* [Instruction] Each line below should be retyped exactly, with no pictures.

* [Source data]
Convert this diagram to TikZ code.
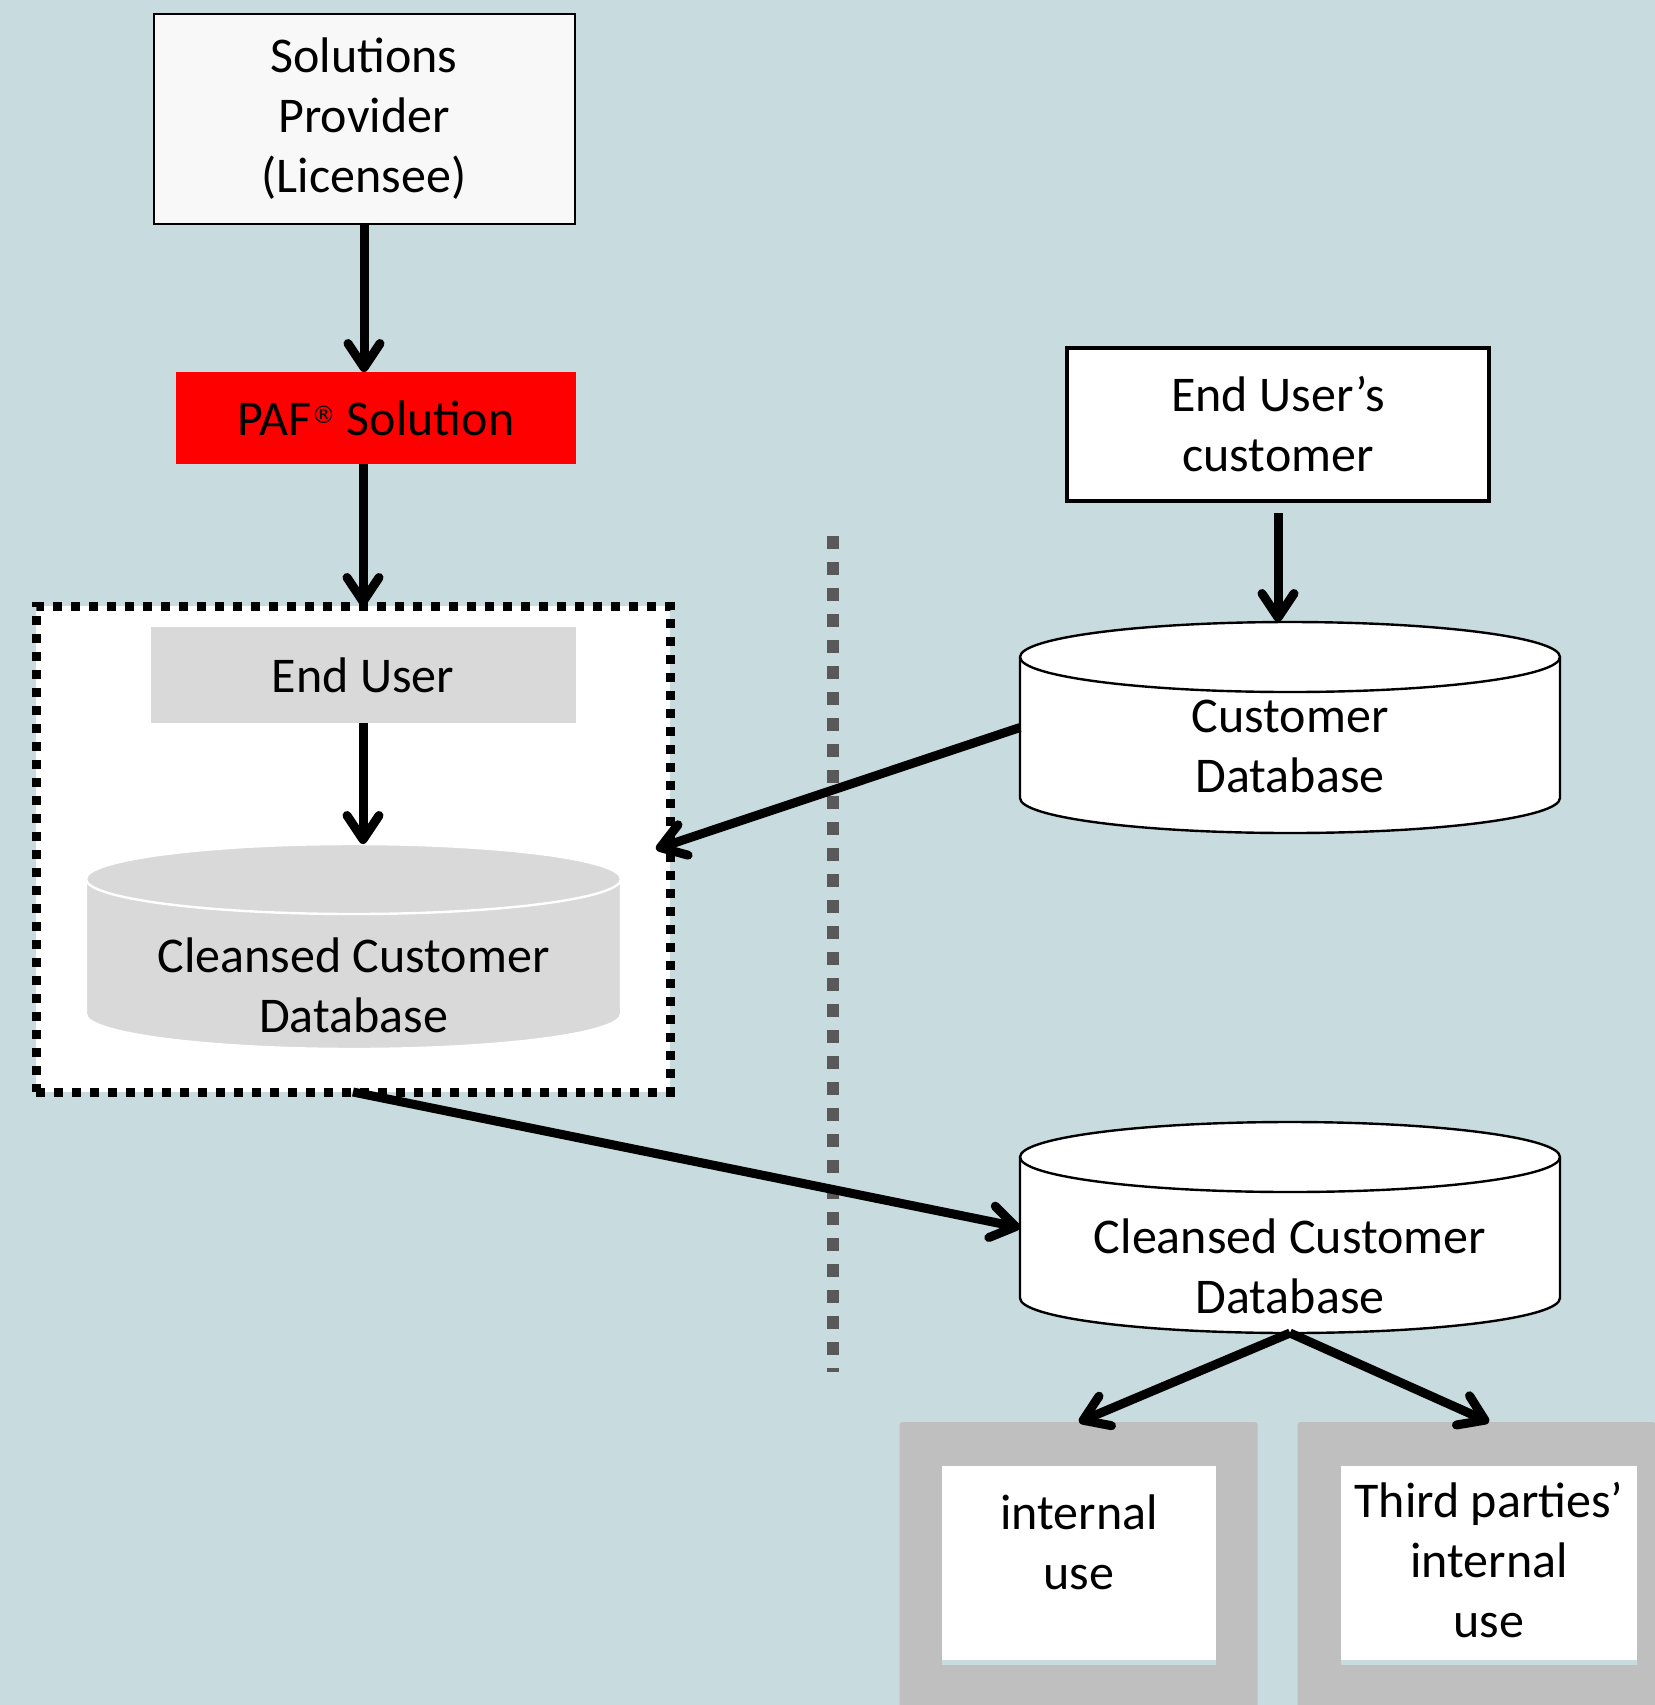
\documentclass[tikz,border=0pt]{standalone}
\usepackage{fontspec}
\setmainfont{Carlito}
\newfontfamily\dejavu{DejaVu Sans}
\usepackage{tikz}
\usetikzlibrary{arrows.meta,positioning}

\definecolor{slate}{RGB}{200,219,223}
\definecolor{lightgrey}{RGB}{217,217,217}
\definecolor{midgrey}{RGB}{191,191,191}
\definecolor{darkgrey}{RGB}{89,89,89}
\definecolor{offwhite}{RGB}{248,248,248}

% cylinder round a database node: name, fill, line colour, x radius
\newcommand{\dbdraw}[4]{%
  \filldraw[fill=#2, draw=#3, line width=1.2pt]
    ([yshift=-17.5pt]#1.north west) -- ([yshift=17.5pt]#1.south west)
    arc[start angle=180, end angle=360, x radius=#4, y radius=17.5pt]
    -- ([yshift=-17.5pt]#1.north east)
    arc[start angle=0, end angle=180, x radius=#4, y radius=17.5pt] -- cycle;
  \draw[#3, line width=1.2pt] ([yshift=-17.5pt]#1.north west)
    arc[start angle=180, end angle=360, x radius=#4, y radius=17.5pt];
}

\begin{document}
\begin{tikzpicture}[x=0.5pt, y=-0.5pt, line width=4.5pt, >={Straight Barb[length=12pt,width=16pt,round]},
  every node/.style={font=\fontsize{25}{30}\selectfont, align=center, inner sep=0pt, outer sep=0pt},
  provbox/.style={draw, line width=1pt, fill=offwhite, minimum width=210.5pt, minimum height=105pt},
  custbox/.style={draw, line width=1.6pt, fill=white, minimum width=211pt, minimum height=76.5pt},
  pafbox/.style={fill=red, minimum width=200pt, minimum height=46pt},
  userbox/.style={fill=lightgrey, minimum width=212.5pt, minimum height=48pt},
  dotframe/.style={draw, fill=white, line width=4.5pt, dash pattern=on 4.5pt off 4.5pt, minimum width=317pt, minimum height=243pt},
  dbnode/.style={minimum width=270pt, minimum height=105.5pt},
  outbox/.style={fill=midgrey, rounded corners=1.5pt, minimum width=179pt, minimum height=179pt},
  inbox/.style={fill=white, minimum width=137pt, minimum height=97pt},
  sepline/.style={darkgrey, line width=6pt, dash pattern=on 6.5pt off 6.5pt}]

\useasboundingbox (0,0) rectangle (1655,1705);
\fill[slate] (0,0) rectangle (1655,1705);

% left column
\node[provbox] (prov) at (364,119) {Solutions\\Provider\\(Licensee)};
\node[pafbox] (paf) at (376,418) {PAF\raisebox{6pt}{\fontsize{12}{12}\dejavu ®} Solution};
\node[dotframe] (frame) at (353,849) {};
\node[userbox] (user) at (363,675) {End User};
\node[dbnode, minimum width=267.5pt, minimum height=102.5pt] (cdb) at (353.5,946.5) {};
\dbdraw{cdb}{lightgrey}{white}{133.75pt}
\node[yshift=-19.5pt] (cdbtext) at (cdb) {Cleansed Customer\\Database};

% right column
\node[custbox] (eucust) at (1278,424.5) {End User’s\\customer};
\node[dbnode] (custdb) at (1290,727.5) {};
\dbdraw{custdb}{white}{black}{135pt}
\node[yshift=-9.25pt] (custdbtext) at (custdb) {Customer\\Database};
\node[dbnode] (cdb2) at (1290,1227.5) {};
\dbdraw{cdb2}{white}{black}{135pt}
\node[yshift=-19.5pt] (cdb2text) at (cdb2) {Cleansed Customer\\Database};

% uses
\node[outbox] (out1) at (1078.5,1601) {};
\node[outbox] (out2) at (1476.5,1601) {};
\node[inbox] (in1) at (1079,1563) {};
\node[inbox, minimum width=148pt] (in2) at (1489,1563) {};
\fill[slate] (in1.south west) rectangle ([yshift=-2.5pt]in1.south east);
\fill[slate] (in2.south west) rectangle ([yshift=-2.5pt]in2.south east);
\node (use1) at (1079,1542) {internal\\use};
\node (use2) at (1489,1560) {Third parties’\\internal\\use};

% separator
\draw[sepline] (833,536) -- (833,1372);

\draw [->] (prov) -- (prov |- paf.north);
\draw [->] (paf.south -| user) -- (frame.north -| user);
\draw [->] (user) -- (user |- cdb.north);
\draw [->, shorten <=6pt] (eucust) -- (eucust |- custdb.north);
\draw [->] (custdb.west) -- ([xshift=-7pt]frame.east);
\draw [->] (frame.south) -- (cdb2.west);
\draw [->] (cdb2.south) -- (in1 |- out1.north);
\draw [->] (cdb2.south) -- (in2 |- out2.north);

\end{tikzpicture}
\end{document}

* [Reply to the exercise]
Convert this diagram to TikZ code.
\documentclass[tikz,border=0pt]{standalone}
\usepackage{fontspec}
\setmainfont{Carlito}
\newfontfamily\dejavu{DejaVu Sans}
\usepackage{tikz}
\usetikzlibrary{arrows.meta,positioning}

\definecolor{slate}{RGB}{200,219,223}
\definecolor{lightgrey}{RGB}{217,217,217}
\definecolor{midgrey}{RGB}{191,191,191}
\definecolor{darkgrey}{RGB}{89,89,89}
\definecolor{offwhite}{RGB}{248,248,248}

% cylinder round a database node: name, fill, line colour, x radius
\newcommand{\dbdraw}[4]{%
  \filldraw[fill=#2, draw=#3, line width=1.2pt]
    ([yshift=-17.5pt]#1.north west) -- ([yshift=17.5pt]#1.south west)
    arc[start angle=180, end angle=360, x radius=#4, y radius=17.5pt]
    -- ([yshift=-17.5pt]#1.north east)
    arc[start angle=0, end angle=180, x radius=#4, y radius=17.5pt] -- cycle;
  \draw[#3, line width=1.2pt] ([yshift=-17.5pt]#1.north west)
    arc[start angle=180, end angle=360, x radius=#4, y radius=17.5pt];
}

\begin{document}
\begin{tikzpicture}[x=0.5pt, y=-0.5pt, line width=4.5pt, >={Straight Barb[length=12pt,width=16pt,round]},
  every node/.style={font=\fontsize{25}{30}\selectfont, align=center, inner sep=0pt, outer sep=0pt},
  provbox/.style={draw, line width=1pt, fill=offwhite, minimum width=210.5pt, minimum height=105pt},
  custbox/.style={draw, line width=1.6pt, fill=white, minimum width=211pt, minimum height=76.5pt},
  pafbox/.style={fill=red, minimum width=200pt, minimum height=46pt},
  userbox/.style={fill=lightgrey, minimum width=212.5pt, minimum height=48pt},
  dotframe/.style={draw, fill=white, line width=4.5pt, dash pattern=on 4.5pt off 4.5pt, minimum width=317pt, minimum height=243pt},
  dbnode/.style={minimum width=270pt, minimum height=105.5pt},
  outbox/.style={fill=midgrey, rounded corners=1.5pt, minimum width=179pt, minimum height=179pt},
  inbox/.style={fill=white, minimum width=137pt, minimum height=97pt},
  sepline/.style={darkgrey, line width=6pt, dash pattern=on 6.5pt off 6.5pt}]

\useasboundingbox (0,0) rectangle (1655,1705);
\fill[slate] (0,0) rectangle (1655,1705);

% left column
\node[provbox] (prov) at (364,119) {Solutions\\Provider\\(Licensee)};
\node[pafbox] (paf) at (376,418) {PAF\raisebox{6pt}{\fontsize{12}{12}\dejavu ®} Solution};
\node[dotframe] (frame) at (353,849) {};
\node[userbox] (user) at (363,675) {End User};
\node[dbnode, minimum width=267.5pt, minimum height=102.5pt] (cdb) at (353.5,946.5) {};
\dbdraw{cdb}{lightgrey}{white}{133.75pt}
\node[yshift=-19.5pt] (cdbtext) at (cdb) {Cleansed Customer\\Database};

% right column
\node[custbox] (eucust) at (1278,424.5) {End User’s\\customer};
\node[dbnode] (custdb) at (1290,727.5) {};
\dbdraw{custdb}{white}{black}{135pt}
\node[yshift=-9.25pt] (custdbtext) at (custdb) {Customer\\Database};
\node[dbnode] (cdb2) at (1290,1227.5) {};
\dbdraw{cdb2}{white}{black}{135pt}
\node[yshift=-19.5pt] (cdb2text) at (cdb2) {Cleansed Customer\\Database};

% uses
\node[outbox] (out1) at (1078.5,1601) {};
\node[outbox] (out2) at (1476.5,1601) {};
\node[inbox] (in1) at (1079,1563) {};
\node[inbox, minimum width=148pt] (in2) at (1489,1563) {};
\fill[slate] (in1.south west) rectangle ([yshift=-2.5pt]in1.south east);
\fill[slate] (in2.south west) rectangle ([yshift=-2.5pt]in2.south east);
\node (use1) at (1079,1542) {internal\\use};
\node (use2) at (1489,1560) {Third parties’\\internal\\use};

% separator
\draw[sepline] (833,536) -- (833,1372);

\draw [->] (prov) -- (prov |- paf.north);
\draw [->] (paf.south -| user) -- (frame.north -| user);
\draw [->] (user) -- (user |- cdb.north);
\draw [->, shorten <=6pt] (eucust) -- (eucust |- custdb.north);
\draw [->] (custdb.west) -- ([xshift=-7pt]frame.east);
\draw [->] (frame.south) -- (cdb2.west);
\draw [->] (cdb2.south) -- (in1 |- out1.north);
\draw [->] (cdb2.south) -- (in2 |- out2.north);

\end{tikzpicture}
\end{document}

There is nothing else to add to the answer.